Records:
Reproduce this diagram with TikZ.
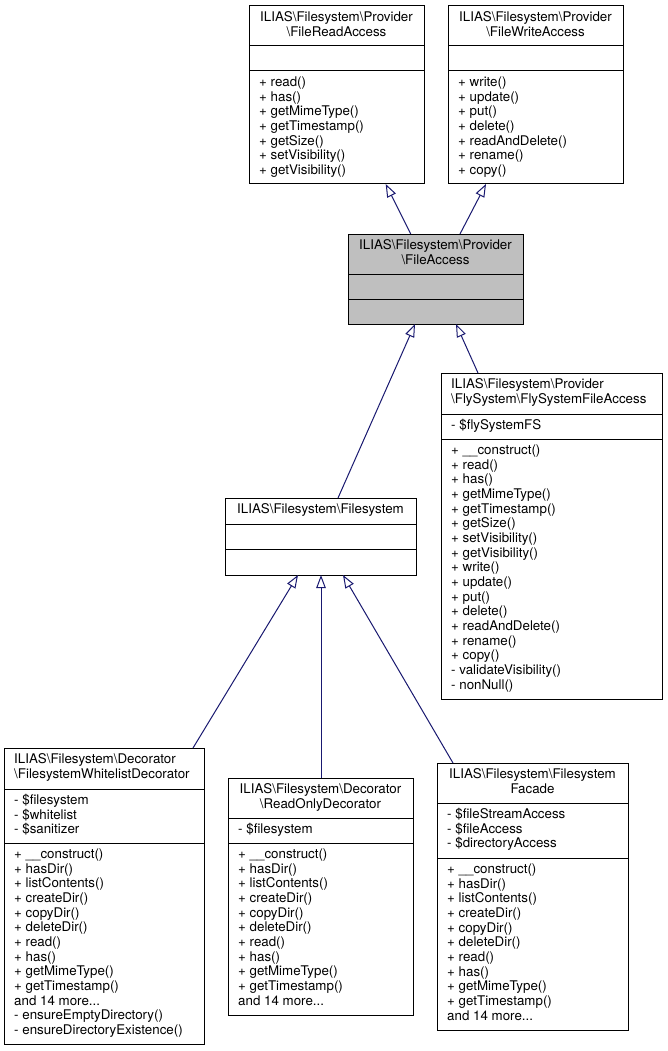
\documentclass[tikz,border=0pt]{standalone}
\usepackage{fontspec}
\setmainfont{TeX Gyre Heros}
\usetikzlibrary{arrows.meta}
\definecolor{edgeblue}{HTML}{191970}
\definecolor{grayfill}{HTML}{BFBFBF}
\newcommand\dfs{\fontsize{13.33pt}{14.67pt}\selectfont}
\tikzset{
  cls/.style={draw=black, line width=1pt, fill=white, inner sep=0pt, outer sep=0pt, anchor=north west, rectangle},
  sepline/.style={draw=black, line width=1pt},
  txt/.style={inner sep=0pt, font=\dfs, align=left, anchor=north west},
  ttl/.style={inner sep=0pt, font=\dfs, align=center, anchor=north},
  inh/.style={draw=edgeblue, line width=1pt, -{Triangle[open, length=13pt, width=9.5pt, fill=white]}},
}
\begin{document}
\begin{tikzpicture}[x=1pt,y=-1pt]
\useasboundingbox[fill=white] (0,0) rectangle (667,1051);

% FileReadAccess
\node[cls, minimum width=175pt, minimum height=178pt] (RA) at (249,6) {};
\draw[sepline] ([yshift=-40pt]RA.north west) -- ([yshift=-40pt]RA.north east);
\draw[sepline] ([yshift=-65pt]RA.north west) -- ([yshift=-65pt]RA.north east);
\node[ttl] (RAt) at ([yshift=-5pt]RA.north) {\strut ILIAS\textbackslash Filesystem\textbackslash Provider\\\textbackslash FileReadAccess};
\node[txt] (RAm) at ([xshift=10pt,yshift=-70pt]RA.north west) {\strut + read()\\+ has()\\+ getMimeType()\\+ getTimestamp()\\+ getSize()\\+ setVisibility()\\+ getVisibility()};

% FileWriteAccess
\node[cls, minimum width=175pt, minimum height=178pt] (WA) at (448,6) {};
\draw[sepline] ([yshift=-40pt]WA.north west) -- ([yshift=-40pt]WA.north east);
\draw[sepline] ([yshift=-65pt]WA.north west) -- ([yshift=-65pt]WA.north east);
\node[ttl] (WAt) at ([yshift=-5pt]WA.north) {\strut ILIAS\textbackslash Filesystem\textbackslash Provider\\\textbackslash FileWriteAccess};
\node[txt] (WAm) at ([xshift=10pt,yshift=-70pt]WA.north west) {\strut + write()\\+ update()\\+ put()\\+ delete()\\+ readAndDelete()\\+ rename()\\+ copy()};

% FileAccess
\node[cls, fill=grayfill, minimum width=175pt, minimum height=90pt] (FA) at (348,234) {};
\draw[sepline] ([yshift=-40pt]FA.north west) -- ([yshift=-40pt]FA.north east);
\draw[sepline] ([yshift=-65pt]FA.north west) -- ([yshift=-65pt]FA.north east);
\node[ttl] (FAt) at ([yshift=-5pt]FA.north) {\strut ILIAS\textbackslash Filesystem\textbackslash Provider\\\textbackslash FileAccess};

% FlySystemFileAccess
\node[cls, minimum width=221pt, minimum height=326pt] (FS) at (441,373) {};
\draw[sepline] ([yshift=-41pt]FS.north west) -- ([yshift=-41pt]FS.north east);
\draw[sepline] ([yshift=-66pt]FS.north west) -- ([yshift=-66pt]FS.north east);
\node[txt] (FSt) at ([xshift=10pt,yshift=-5pt]FS.north west) {\strut ILIAS\textbackslash Filesystem\textbackslash Provider\\\textbackslash FlySystem\textbackslash FlySystemFileAccess};
\node[txt] (FSa) at ([xshift=10pt,yshift=-46pt]FS.north west) {\strut - \$flySystemFS};
\node[txt] (FSm) at ([xshift=10pt,yshift=-71pt]FS.north west) {\strut + \_\_construct()\\+ read()\\+ has()\\+ getMimeType()\\+ getTimestamp()\\+ getSize()\\+ setVisibility()\\+ getVisibility()\\+ write()\\+ update()\\+ put()\\+ delete()\\+ readAndDelete()\\+ rename()\\+ copy()\\- validateVisibility()\\- nonNull()};

% Filesystem
\node[cls, minimum width=191pt, minimum height=77pt] (F) at (225,498) {};
\draw[sepline] ([yshift=-26pt]F.north west) -- ([yshift=-26pt]F.north east);
\draw[sepline] ([yshift=-51pt]F.north west) -- ([yshift=-51pt]F.north east);
\node[ttl] (Ft) at ([yshift=-5pt]F.north) {\strut ILIAS\textbackslash Filesystem\textbackslash Filesystem};

% FilesystemWhitelistDecorator
\node[cls, minimum width=200pt, minimum height=296pt] (WL) at (4,748) {};
\draw[sepline] ([yshift=-41pt]WL.north west) -- ([yshift=-41pt]WL.north east);
\draw[sepline] ([yshift=-95pt]WL.north west) -- ([yshift=-95pt]WL.north east);
\node[txt] (WLt) at ([xshift=10pt,yshift=-5pt]WL.north west) {\strut ILIAS\textbackslash Filesystem\textbackslash Decorator\\\textbackslash FilesystemWhitelistDecorator};
\node[txt] (WLa) at ([xshift=10pt,yshift=-46pt]WL.north west) {\strut - \$filesystem\\- \$whitelist\\- \$sanitizer};
\node[txt] (WLm) at ([xshift=10pt,yshift=-100pt]WL.north west) {\strut + \_\_construct()\\+ hasDir()\\+ listContents()\\+ createDir()\\+ copyDir()\\+ deleteDir()\\+ read()\\+ has()\\+ getMimeType()\\+ getTimestamp()\\and 14 more...\\- ensureEmptyDirectory()\\- ensureDirectoryExistence()};

% ReadOnlyDecorator
\node[cls, minimum width=185pt, minimum height=237pt] (RO) at (228,778) {};
\draw[sepline] ([yshift=-40pt]RO.north west) -- ([yshift=-40pt]RO.north east);
\draw[sepline] ([yshift=-65pt]RO.north west) -- ([yshift=-65pt]RO.north east);
\node[ttl] (ROt) at ([yshift=-5pt]RO.north) {\strut ILIAS\textbackslash Filesystem\textbackslash Decorator\\\textbackslash ReadOnlyDecorator};
\node[txt] (ROa) at ([xshift=10pt,yshift=-45pt]RO.north west) {\strut - \$filesystem};
\node[txt] (ROm) at ([xshift=10pt,yshift=-70pt]RO.north west) {\strut + \_\_construct()\\+ hasDir()\\+ listContents()\\+ createDir()\\+ copyDir()\\+ deleteDir()\\+ read()\\+ has()\\+ getMimeType()\\+ getTimestamp()\\and 14 more...};

% FilesystemFacade
\node[cls, minimum width=191pt, minimum height=267pt] (FC) at (437,763) {};
\draw[sepline] ([yshift=-40pt]FC.north west) -- ([yshift=-40pt]FC.north east);
\draw[sepline] ([yshift=-95pt]FC.north west) -- ([yshift=-95pt]FC.north east);
\node[ttl] (FCt) at ([yshift=-5pt]FC.north) {\strut ILIAS\textbackslash Filesystem\textbackslash Filesystem\\Facade};
\node[txt] (FCa) at ([xshift=10pt,yshift=-45pt]FC.north west) {\strut - \$fileStreamAccess\\- \$fileAccess\\- \$directoryAccess};
\node[txt] (FCm) at ([xshift=10pt,yshift=-100pt]FC.north west) {\strut + \_\_construct()\\+ hasDir()\\+ listContents()\\+ createDir()\\+ copyDir()\\+ deleteDir()\\+ read()\\+ has()\\+ getMimeType()\\+ getTimestamp()\\and 14 more...};

% inheritance connectors
\draw[inh] ([xshift=-24.8pt]FA.north) -- ([xshift=49.2pt]RA.south);
\draw[inh] ([xshift=24.5pt]FA.north) -- ([xshift=-49.5pt]WA.south);
\draw[inh] ([xshift=17.5pt]F.north) -- ([xshift=-20.5pt]FA.south);
\draw[inh] ([xshift=-73.5pt]FS.north) -- ([xshift=20.5pt]FA.south);
\draw[inh] ([xshift=89pt]WL.north) -- ([xshift=-22.5pt]F.south);
\draw[inh] ([xshift=0.5pt]RO.north) -- ([xshift=0.5pt]F.south);
\draw[inh] ([xshift=-79.5pt]FC.north) -- ([xshift=22.5pt]F.south);
\end{tikzpicture}
\end{document}
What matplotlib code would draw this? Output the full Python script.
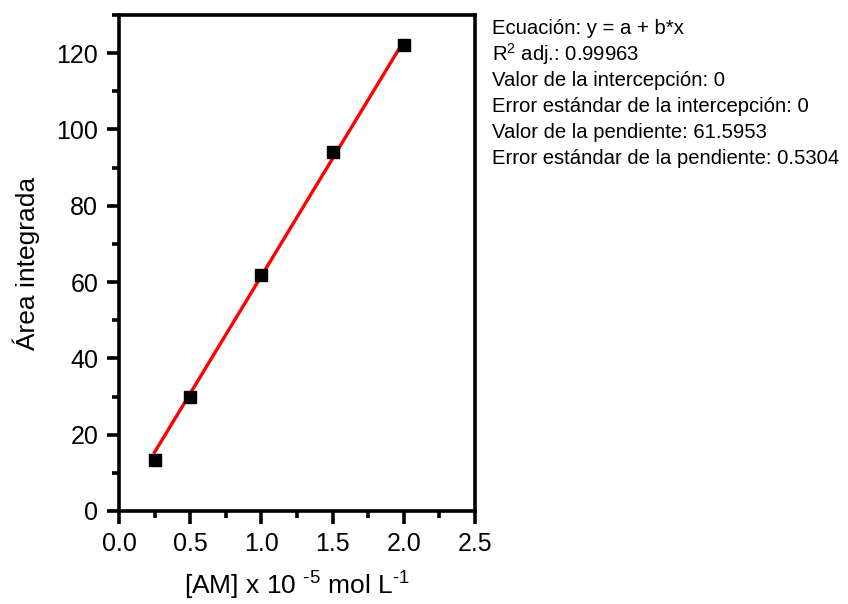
import numpy as np
import matplotlib
matplotlib.use("Agg")
import matplotlib.pyplot as plt
from matplotlib.ticker import MultipleLocator, FormatStrFormatter

plt.rcParams['font.family'] = ['Liberation Sans', 'DejaVu Sans']
plt.rcParams['mathtext.fontset'] = 'custom'
plt.rcParams['mathtext.rm'] = 'Liberation Sans'
plt.rcParams['mathtext.it'] = 'Liberation Sans'
plt.rcParams['mathtext.default'] = 'regular'

conc = [0.25, 0.5, 1.0, 1.5, 2.0]
area = [13.4, 30.0, 61.9, 94.1, 122.1]
slope = 61.5953
intercept = 0.0
info_lines = [
    "Ecuación: y = a + b*x",
    "R$^{2}$ adj.: 0.99963",
    "Valor de la intercepción: 0",
    "Error estándar de la intercepción: 0",
    "Valor de la pendiente: 61.5953",
    "Error estándar de la pendiente: 0.5304",
]

fig = plt.figure(figsize=(8.48, 6.04), dpi=100)
W, H = 848, 604
ax = fig.add_axes([119 / W, 1 - 511 / H, (475 - 119) / W, (511 - 15) / H])

xfit = np.array([conc[0], conc[-1]])
ax.plot(xfit, intercept + slope * xfit, color='red', lw=2.4, zorder=2)
ax.scatter(conc, area, marker='s', s=64, color='black', zorder=3)

ax.set_xlim(0, 2.5)
ax.set_ylim(0, 130)
ax.xaxis.set_major_locator(MultipleLocator(0.5))
ax.xaxis.set_minor_locator(MultipleLocator(0.25))
ax.yaxis.set_major_locator(MultipleLocator(20))
ax.yaxis.set_minor_locator(MultipleLocator(10))
ax.xaxis.set_major_formatter(FormatStrFormatter('%.1f'))
for s in ax.spines.values():
    s.set_linewidth(2.6)
ax.tick_params(which='major', direction='out', length=9, width=2.6, labelsize=18, pad=6)
ax.tick_params(which='minor', direction='out', length=5, width=2.6)
ax.tick_params(top=False, right=False, which='both')

ax.set_xlabel("[AM] x 10 $^{\\text{-5}}$ mol L$^{\\text{-1}}$", fontsize=19, labelpad=10)
ax.set_ylabel("Área integrada", fontsize=19, labelpad=12)

y0 = 28
for i, line in enumerate(info_lines):
    fig.text(492 / W, 1 - (y0 + i * 26) / H, line, fontsize=14.6, va='center', ha='left')

fig.savefig("out.png", dpi=100)
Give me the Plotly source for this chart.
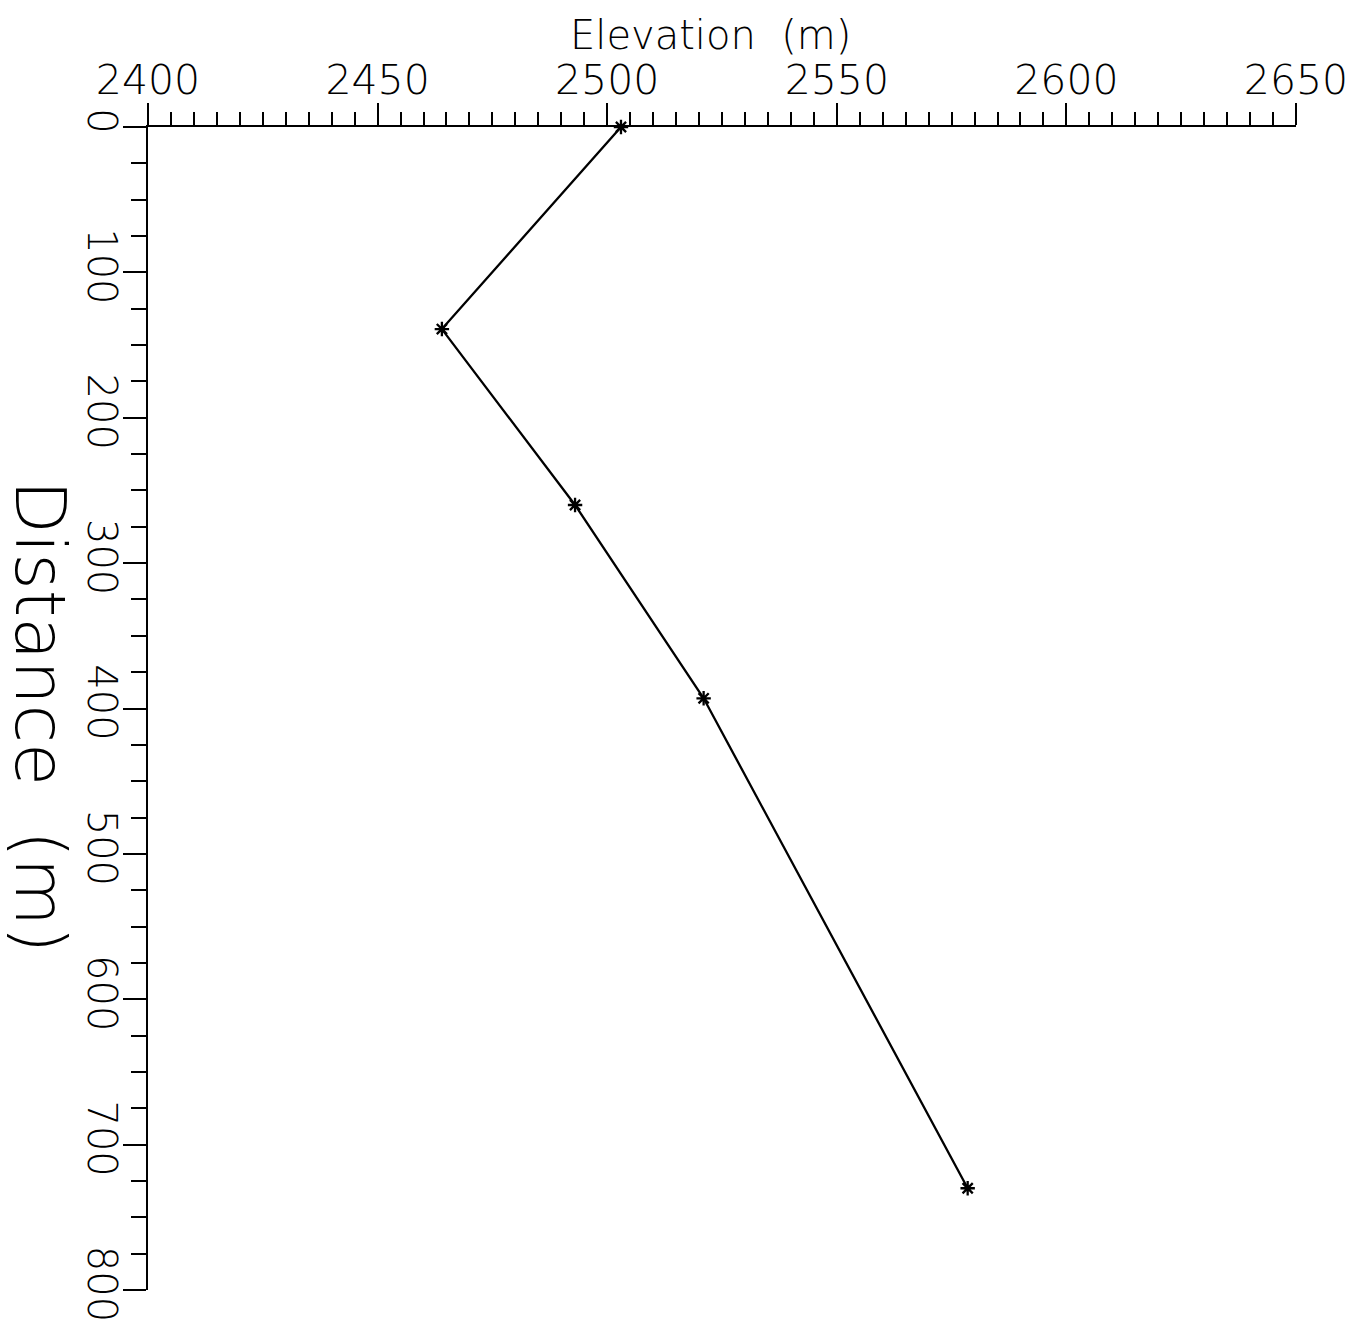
import plotly.graph_objects as go

elevation = [2503, 2464, 2493, 2521, 2578.5]
distance = [0, 139, 260, 393, 730]

x_ticks = [2400, 2450, 2500, 2550, 2600, 2650]
y_ticks = [0, 100, 200, 300, 400, 500, 600, 700, 800]

font_family = "DejaVu Sans"
W = 200

fig = go.Figure()
fig.add_trace(go.Scatter(
    x=elevation, y=distance, mode="lines+markers",
    line=dict(color="black", width=2.3),
    marker=dict(symbol="asterisk-open", size=12, color="black",
                line=dict(color="black", width=2.3)),
    showlegend=False, cliponaxis=False,
))

fig.update_layout(
    width=1360, height=1334,
    margin=dict(l=148, r=61, t=127, b=42),
    paper_bgcolor="white", plot_bgcolor="white",
    font=dict(family=font_family, color="black", weight=W),
    xaxis=dict(
        side="top", range=[2400, 2650], tickmode="array", tickvals=x_ticks,
        ticktext=[str(v) for v in x_ticks],
        ticks="outside", ticklen=22, tickwidth=2, tickcolor="black",
        minor=dict(dtick=5, tick0=2400, ticks="outside", ticklen=13,
                   tickwidth=2, tickcolor="black", showgrid=False),
        showline=True, linewidth=2, linecolor="black",
        showgrid=False, zeroline=False, ticklabelstandoff=-7,
        tickfont=dict(size=41, family=font_family, color="black", weight=W),
    ),
    yaxis=dict(
        range=[800, 0], tickmode="array", tickvals=y_ticks,
        ticktext=[str(v) for v in y_ticks],
        ticks="outside", ticklen=23, tickwidth=2, tickcolor="black",
        minor=dict(dtick=25, tick0=0, ticks="outside", ticklen=15,
                   tickwidth=2, tickcolor="black", showgrid=False),
        showline=True, linewidth=2, linecolor="black",
        showgrid=False, zeroline=False, tickangle=90, ticklabelstandoff=-13,
        tickfont=dict(size=40, family=font_family, color="black", weight=W),
    ),
    annotations=[
        dict(text="Elevation  (m)", xref="paper", yref="paper",
             x=0.49, y=1.079, showarrow=False,
             font=dict(size=40, family=font_family, color="black", weight=W),
             xanchor="center", yanchor="middle"),
        dict(text="Distance  (m)", xref="paper", yref="paper",
             x=-0.0935, y=0.493, showarrow=False, textangle=90,
             font=dict(size=70, family=font_family, color="black", weight=W),
             xanchor="center", yanchor="middle"),
    ],
)

fig.write_html("out.html")
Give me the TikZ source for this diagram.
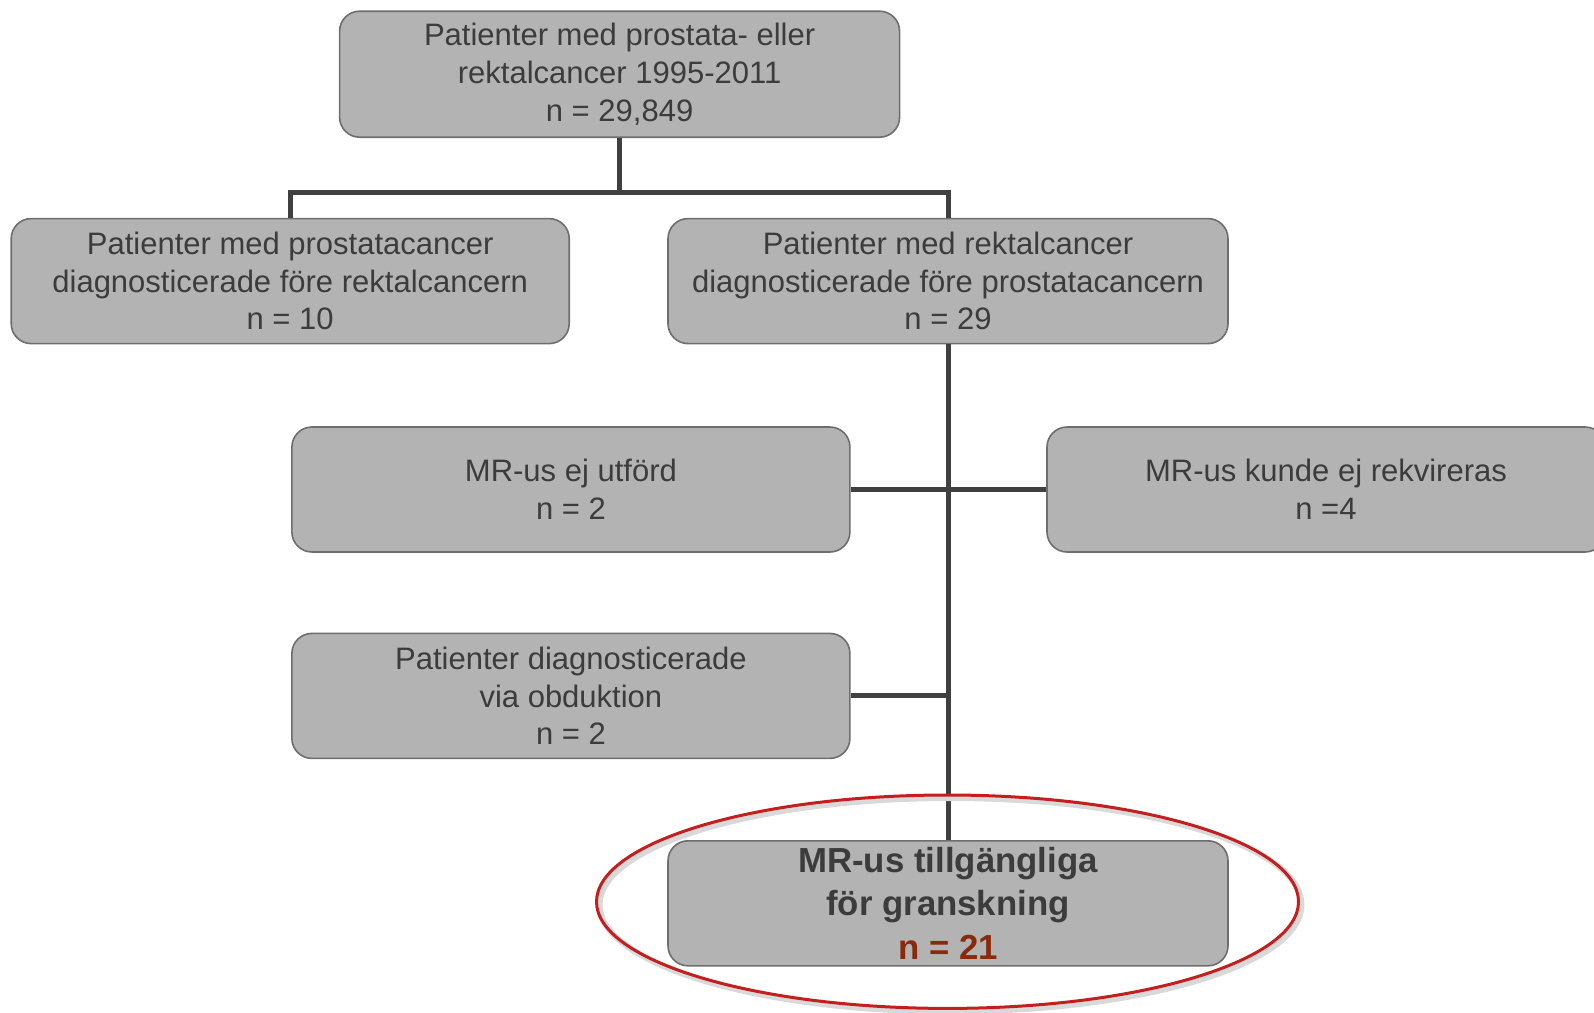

Exercise prompt: In the listing above, find the line with "What matplotlib code" and the line with "s=64, color='black', zorder=3)". Set down exactly those lines and everything between them, skipping pictures.

Task result:
What matplotlib code would draw this? Output the full Python script.
import numpy as np
import matplotlib
matplotlib.use("Agg")
import matplotlib.pyplot as plt
from matplotlib.ticker import MultipleLocator, FormatStrFormatter

plt.rcParams['font.family'] = ['Liberation Sans', 'DejaVu Sans']
plt.rcParams['mathtext.fontset'] = 'custom'
plt.rcParams['mathtext.rm'] = 'Liberation Sans'
plt.rcParams['mathtext.it'] = 'Liberation Sans'
plt.rcParams['mathtext.default'] = 'regular'

conc = [0.25, 0.5, 1.0, 1.5, 2.0]
area = [13.4, 30.0, 61.9, 94.1, 122.1]
slope = 61.5953
intercept = 0.0
info_lines = [
    "Ecuación: y = a + b*x",
    "R$^{2}$ adj.: 0.99963",
    "Valor de la intercepción: 0",
    "Error estándar de la intercepción: 0",
    "Valor de la pendiente: 61.5953",
    "Error estándar de la pendiente: 0.5304",
]

fig = plt.figure(figsize=(8.48, 6.04), dpi=100)
W, H = 848, 604
ax = fig.add_axes([119 / W, 1 - 511 / H, (475 - 119) / W, (511 - 15) / H])

xfit = np.array([conc[0], conc[-1]])
ax.plot(xfit, intercept + slope * xfit, color='red', lw=2.4, zorder=2)
ax.scatter(conc, area, marker='s', s=64, color='black', zorder=3)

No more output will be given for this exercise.